Of course I long for the Firefox 2.x days, where you could browse with fifty tabs on a Pentium 4 with half a gig of RAM and not have problems until XP ran out of window handles. But that wasn't the same stupidly Javascript-heavy web we have today, where a single page load couldn't fit on a floppy and basic news sites pull shenanigans to defeat no-autoplay settings and make an unwanted streaming video follow you down the page while you attempt to read.

Comment Re: Microsoft jettisons telemetry code to reduce s (Score 1) 142

A USB floppy drive doesn't use floppy drivers and doesn't appear to the BIOS as a standard floppy. It has a lot more in common with a USB flash reader. The floppy driver Win10 removes is the standard AT floppy controller one; USB floppy drives should still work normally.

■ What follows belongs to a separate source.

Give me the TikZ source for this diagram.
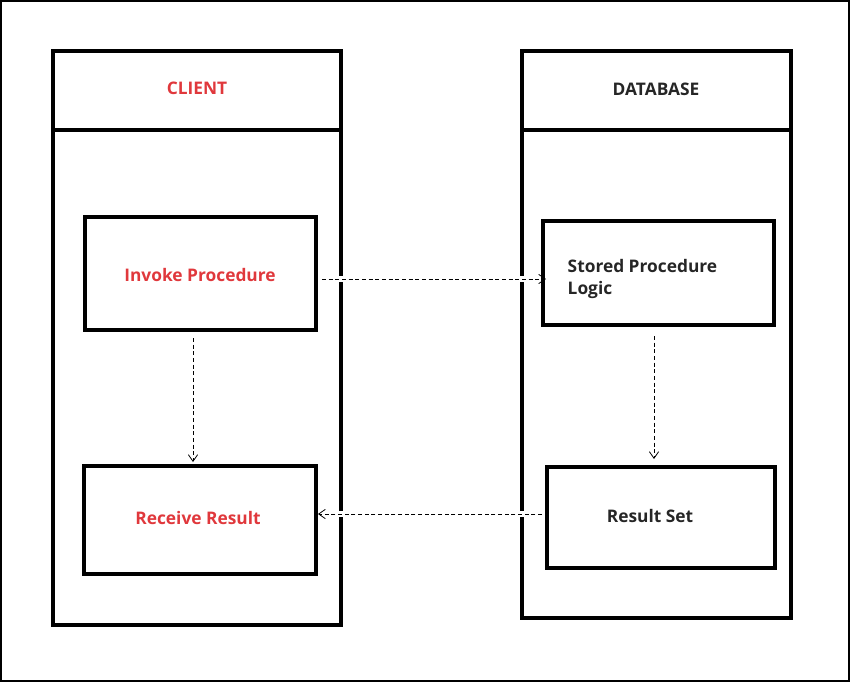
\documentclass[tikz,border=0pt]{standalone}
\usepackage{fontspec}
\setmainfont{Open Sans}
\usetikzlibrary{arrows.meta}
\definecolor{myred}{HTML}{E0383C}
\begin{document}
\begin{tikzpicture}[x=0.75pt,y=-0.75pt,
  box/.style={draw,line width=2.3pt},
  lbl/.style={font=\fontsize{13}{16}\selectfont\bfseries,text=black!85},
  red/.style={text=myred},
  conn/.style={draw,densely dashed,line width=0.6pt,-{Straight Barb[length=5pt,width=7pt]},
     preaction={draw=white,solid,line width=5pt,-,shorten >=3pt}}]
\useasboundingbox (0,0) rectangle (850,682);
\draw[line width=2pt] (1,1) rectangle (849,681);
% lanes
\draw[box] (53,51) rectangle (341,625);
\draw[box] (53,130) -- (341,130);
\draw[box] (522,51) rectangle (791,618);
\draw[box] (522,130) -- (791,130);
\node[lbl,red] (client) at (197,88) {CLIENT};
\node[lbl] (db) at (656,89) {DATABASE};
% boxes
\draw[box] (85,217) rectangle (316,330);
\node[lbl,red] (invoke) at (200,275) {Invoke Procedure};
\draw[box] (84,466) rectangle (316,574);
\node[lbl,red] (receive) at (198,518) {Receive Result};
\draw[box] (543,221) rectangle (774,325);
\node[lbl,align=left,anchor=west] (stored) at (563,279) {Stored Procedure\\Logic};
\draw[box] (547,467) rectangle (775,568);
\node[lbl] (result) at (650,516) {Result Set};
\coordinate (a1) at (322,279); \coordinate (a2) at (546,279);
\coordinate (b1) at (193,338); \coordinate (b2) at (193,462);
\coordinate (c1) at (654,336); \coordinate (c2) at (654,459);
\coordinate (d1) at (542,514); \coordinate (d2) at (318,514);
\draw[conn] (a1) -- (a2);
\draw[conn] (b1) -- (b2);
\draw[conn] (c1) -- (c2);
\draw[conn] (d1) -- (d2);
\draw[box] (543,221) -- (543,325);
\draw[box] (316,466) -- (316,574);
\end{tikzpicture}
\end{document}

Comment Re: Long overdue and very needed for niche devices (Score 1) 142

Tip: You can move an application folder to the SD card and then use mklink /d to create a directory symlink to the new location at the old one. The program won't see any difference unless it knows to look for it. Alternately you could give your SD card a mount point inside of C:, thus fooling most installers.

I picked up a convertible laptop with 64 GB eMMC and 4 GB RAM for $200 and used this trick to force Dropbox to put my files on my 200 GB SD card.

Comment Re: Good (Score 5, Insightful) 351

Another point is I don't trust the government to keep my escrowed key safe. Leaks happen, hacks happen. The more places my secrets are stored, the more danger there is of them being stolen. And when it happens, I won't know, and even if I find out I have no recourse other than throwing away my device and going back to a normal PC where I can install proper, non key escrow encryption software.